Distribution channels, too, are undergoing a fundamental shift as digital growth reshapes consumer behavior and operational strategies. According to McKinsey, “we expect online channels to account for nearly one-third of global beauty sales by 2030,” up from 26% in 2024. This projected change will make e-commerce the largest single channel in the category.

This shift, however, doesn’t signal the end of physical retail. “Consumers still prefer brick-and-mortar stores for discovery and purchase,” McKinsey noted. However, digital marketplaces have emerged as the primary destination for replenishment and convenience shopping, particularly given the widespread availability of discounts and rapid delivery.

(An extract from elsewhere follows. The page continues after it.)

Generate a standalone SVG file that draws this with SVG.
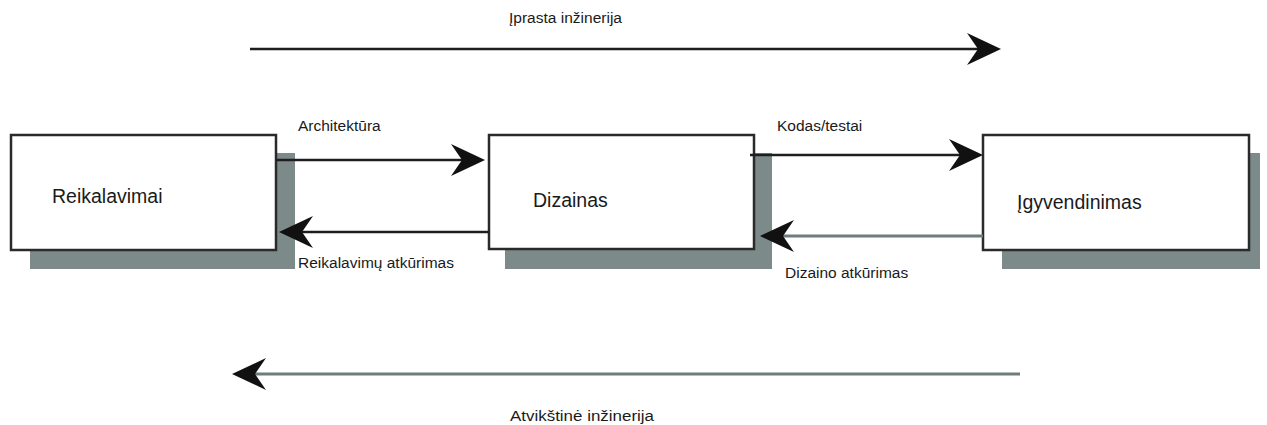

For manufacturers and suppliers, this channel evolution demands more than just an e-commerce presence. McKinsey advised that rather than competing on speed or promotions, brands should “focus on creating compelling omnichannel shopping experiences and exploring the use of tools such as agentic commerce.”
AI adoption remains promising
Despite growing interest in artificial intelligence (AI), adoption remains uneven. “Only 10% of executives surveyed are using AI regularly, and 60% are still in an exploratory phase,” McKinsey stated.
Functions such as R&D, social listening, and personalized marketing are likely to benefit the most, but with caution required in customer-facing applications to maintain trust.
The beauty industry remains a global force, but according to McKinsey, its current phase demands recalibration. “The era of more-is-more consumption has ceded ground to a new focus on value, differentiation, and individuality,” the report concluded. Success in this evolving landscape will depend on brands’ ability to redefine value, adapt across regions, and reconnect with an increasingly discerning consumer base.